China rocket parts hit villager's home: police, media

August 28, 2015
The Chang'e-3 rocket carrying the Jade Rabbit rover blasts off from the Xichang Satellite Launch Center in Sichuan province on D
The Chang'e-3 rocket carrying the Jade Rabbit rover blasts off from the Xichang Satellite Launch Center in Sichuan province on December 2, 2013

Debris from a rocket carrying a Chinese satellite into orbit crashed into a villager's home minutes after the launch, local police and media reports said.

The parts plummeted to earth with a huge roar Thursday morning in Xunyang county in the northern province of Shaanxi, news portal Sina said on a social media account, citing local sources. No casualties were reported, it added.

Pictures showed a man standing beside what appeared to be a nozzle as tall as him, in front of a cracked wall and with pieces of broken bricks on the ground.

Another image showed a large hole in a red-tiled roof.

In a post on China's Twitter-like Sina Weibo, Xunyang police said the machinery was part of a rocket's propulsion system and called on local residents "not to panic".

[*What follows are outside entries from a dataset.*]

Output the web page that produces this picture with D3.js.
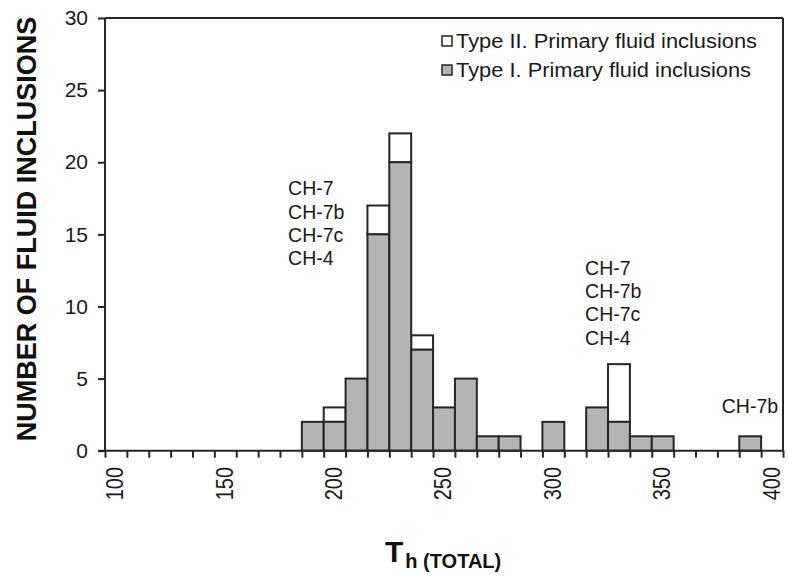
<!DOCTYPE html>
<html><head><meta charset="utf-8">
<script src="https://cdn.jsdelivr.net/npm/d3@7"></script>
<style>
html,body{margin:0;padding:0;background:#fff;}
svg{display:block;font-family:"Liberation Sans",Arial,Helvetica,sans-serif;}
</style></head>
<body>
<svg id="chart" width="789" height="579"></svg>
<script>
// Bin start temperatures (bin width 10)
const binStarts = [190,200,210,220,230,240,250,260,270,280,300,320,330,340,350,390];
const typeI     = [2,  2,  5,  15, 20, 7,  3,  5,  1,  1,  2,  3,  2,  1,  1,  1];
const typeII    = [0,  1,  0,  2,  2,  1,  0,  0,  0,  0,  0,  0,  4,  0,  0,  0];
const binWidth = 10;
const xTickValues = [100,150,200,250,300,350,400];
const yTickValues = [0,5,10,15,20,25,30];
const legendLabels = ["Type II. Primary fluid inclusions","Type I. Primary fluid inclusions"];
const sampleGroups = [
  {x:183.7, y:17.7, lines:["CH-7","CH-7b","CH-7c","CH-4"]},
  {x:319.5, y:12.2, lines:["CH-7","CH-7b","CH-7c","CH-4"]},
  {x:382,   y:2.6,  lines:["CH-7b"]}
];

const svg = d3.select("#chart");
const ink = "#262626";
const x = d3.scaleLinear().domain([100,410]).range([105,783]);
const y = d3.scaleLinear().domain([0,30]).range([450.7,18]);

// frame top & right
svg.append("line").attr("x1",x(100)).attr("x2",x(410)).attr("y1",y(30)).attr("y2",y(30))
  .attr("stroke",ink).attr("stroke-width",2);
svg.append("line").attr("x1",x(410)).attr("x2",x(410)).attr("y1",y(30)).attr("y2",y(0))
  .attr("stroke",ink).attr("stroke-width",2);

// bars
const data = binStarts.map((b,i)=>({b, t1:typeI[i], t2:typeII[i]}));
const g = svg.append("g");
g.selectAll("rect.t2").data(data.filter(d=>d.t2>0)).join("rect")
  .attr("x",d=>x(d.b)).attr("width",d=>x(d.b+binWidth)-x(d.b))
  .attr("y",d=>y(d.t1+d.t2)).attr("height",d=>y(d.t1)-y(d.t1+d.t2))
  .attr("fill","#fff").attr("stroke",ink).attr("stroke-width",2);
g.selectAll("rect.t1").data(data).join("rect")
  .attr("x",d=>x(d.b)).attr("width",d=>x(d.b+binWidth)-x(d.b))
  .attr("y",d=>y(d.t1)).attr("height",d=>y(0)-y(d.t1))
  .attr("fill","#b4b4b4").attr("stroke",ink).attr("stroke-width",2);

// y axis
const yAxis = svg.append("g").attr("transform",`translate(${x(100)},0)`)
  .call(d3.axisLeft(y).tickValues(yTickValues).tickSize(7).tickPadding(10));
yAxis.select(".domain").attr("stroke",ink).attr("stroke-width",2).attr("d",`M0,${y(30)}V${y(0)}`);
yAxis.selectAll(".tick line").attr("stroke",ink).attr("stroke-width",2);
yAxis.selectAll(".tick text").attr("font-size",21).attr("fill","#1a1a1a")
  .attr("font-family","'Liberation Sans',Arial,sans-serif");

// x axis
const xAxis = svg.append("g").attr("transform",`translate(0,${y(0)})`)
  .call(d3.axisBottom(x).tickValues(d3.range(100,411,10)).tickSize(7).tickFormat(""));
xAxis.select(".domain").attr("stroke",ink).attr("stroke-width",2).attr("d",`M${x(100)-7},0H${x(410)}`);
xAxis.selectAll(".tick line").attr("stroke",ink).attr("stroke-width",2);
svg.append("g").selectAll("text").data(xTickValues).join("text")
  .attr("transform",d=>`translate(${x(d)+10},467) rotate(-90) scale(1,1.2)`)
  .attr("text-anchor","end").attr("dy","0.35em")
  .attr("font-size",20).attr("fill","#1a1a1a").text(d=>d);

// legend
legendLabels.forEach((lab,i)=>{
  const yy = 41 + i*29;
  svg.append("rect").attr("x",442).attr("y",yy-5).attr("width",10).attr("height",10)
    .attr("fill",i===0?"#fff":"#b4b4b4").attr("stroke",ink).attr("stroke-width",1.5);
  const t = svg.append("text").attr("x",456).attr("y",yy+7).attr("font-size",20)
    .attr("fill","#1a1a1a").text(lab);
  t.attr("textLength", i===0?301:295).attr("lengthAdjust","spacingAndGlyphs");
});

// sample labels
sampleGroups.forEach(gr=>{
  gr.lines.forEach((ln,j)=>{
    svg.append("text").attr("x",x(gr.x)).attr("y",y(gr.y)+j*23.3)
      .attr("font-size",19.5).attr("fill","#1a1a1a").text(ln);
  });
});

// axis titles
svg.append("text").attr("transform","translate(36,229) rotate(-90)")
  .attr("text-anchor","middle").attr("font-weight","bold").attr("font-size",27)
  .attr("fill","#111").text("NUMBER OF FLUID INCLUSIONS");
const xt = svg.append("text").attr("x",385).attr("y",562).attr("fill","#111").attr("font-weight","bold");
xt.append("tspan").attr("font-size",30).text("T");
xt.append("tspan").attr("font-size",20).attr("dy",6).attr("dx",2).text("h (TOTAL)");
</script>
</body></html>
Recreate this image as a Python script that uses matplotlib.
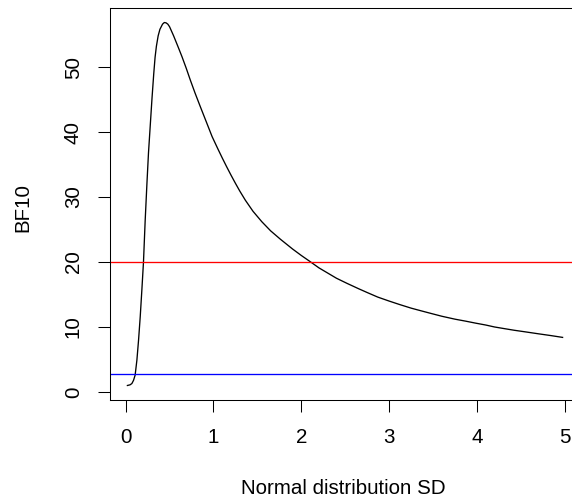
import matplotlib
matplotlib.use("Agg")
import matplotlib.pyplot as plt

plt.rcParams['font.family'] = ['Liberation Sans', 'DejaVu Sans']

# Curve
sd = [0.02, 0.05, 0.071, 0.09, 0.108, 0.128, 0.147, 0.166, 0.185, 0.203, 0.222,
      0.242, 0.26, 0.28, 0.30, 0.32, 0.335, 0.35, 0.37, 0.39, 0.42, 0.44, 0.46,
      0.48, 0.50, 0.546, 0.60, 0.641, 0.69, 0.736, 0.79, 0.85, 0.92, 0.984,
      1.05, 1.1, 1.15, 1.2, 1.25, 1.3, 1.363, 1.45, 1.55, 1.65, 1.762, 1.9,
      2.0, 2.096, 2.2, 2.3, 2.4, 2.522, 2.65, 2.75, 2.87, 2.997, 3.12, 3.25,
      3.36, 3.472, 3.6, 3.75, 3.87, 3.981, 4.1, 4.2, 4.31, 4.422, 4.55, 4.7,
      4.84, 4.974]
bf10 = [1.0, 1.1, 1.3, 1.8, 2.6, 4.9, 8.0, 11.6, 15.8, 20.0, 26.3,
        32.0, 36.8, 41.0, 45.2, 49.0, 51.5, 53.2, 54.8, 55.8, 56.6, 56.85, 56.8,
        56.6, 56.2, 54.8, 53.0, 51.6, 49.8, 48.0, 46.0, 43.9, 41.5, 39.3,
        37.4, 36.0, 34.65, 33.35, 32.1, 30.9, 29.5, 27.8, 26.2, 24.8, 23.5, 22.0,
        21.0, 20.1, 19.1, 18.3, 17.5, 16.7, 15.9, 15.3, 14.6, 14.0, 13.45, 12.9,
        12.5, 12.1, 11.65, 11.2, 10.9, 10.6, 10.3, 10.0, 9.75, 9.5, 9.25, 8.95,
        8.68, 8.4]
ref_high = 20
ref_low = 2.7
xticks = [0, 1, 2, 3, 4, 5]
yticks = [0, 10, 20, 30, 40, 50]

W, H = 572, 504
fig = plt.figure(figsize=(W / 100, H / 100), dpi=100)
ax = fig.add_axes([110 / W, 1 - 400 / H, (580 - 110) / W, (400 - 8) / H])

ax.plot(sd, bf10, color='black', lw=0.95, clip_on=True)
ax.axhline(ref_high, color='red', lw=0.95)
ax.axhline(ref_low, color='blue', lw=0.95)

x0, x1 = min(sd), max(sd)
y0, y1 = min(bf10), max(bf10)
ax.set_xlim(x0 - 0.04 * (x1 - x0), x1 + 0.04 * (x1 - x0))
ax.set_ylim(y0 - 0.04 * (y1 - y0), y1 + 0.04 * (y1 - y0))

ax.set_xticks(xticks)
ax.set_yticks(yticks)
ax.set_xticklabels([str(v) for v in xticks])
ax.set_yticklabels([str(v) for v in yticks], rotation=90, va='center')
ax.tick_params(axis='both', direction='out', length=8.6, width=0.75,
               labelsize=14.8, colors='black')
ax.tick_params(axis='x', pad=11.5)
ax.tick_params(axis='y', pad=11.0)
for s in ax.spines.values():
    s.set_linewidth(0.75)
    s.set_color('black')

fig.text(343 / W, 1 - 488 / H, 'Normal distribution SD', ha='center', va='center', fontsize=14.8)
fig.text(22.5 / W, 1 - 207 / H, 'BF10', ha='center', va='center', rotation=90, fontsize=14.8)

fig.savefig('out.png', dpi=100)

A Long March-4 rocket carrying a remote sensing satellite—which is to be used for experiments, land surveys, crop yield estimates and disaster prevention—was launched into space from neighbouring Shanxi province nine minutes before the impact, according to the official Xinhua news agency.

Beijing views its ambitious, military-run, multi-billion-dollar space programme as a symbol of the country's progress, but it is not unknown for pieces of it to plunge through villagers' roofs.

In 2013, debris from a rocket carrying China's first moon rover plummeted to earth more than 1,000 kilometres (620 miles) from the launch site, crashing into two homes.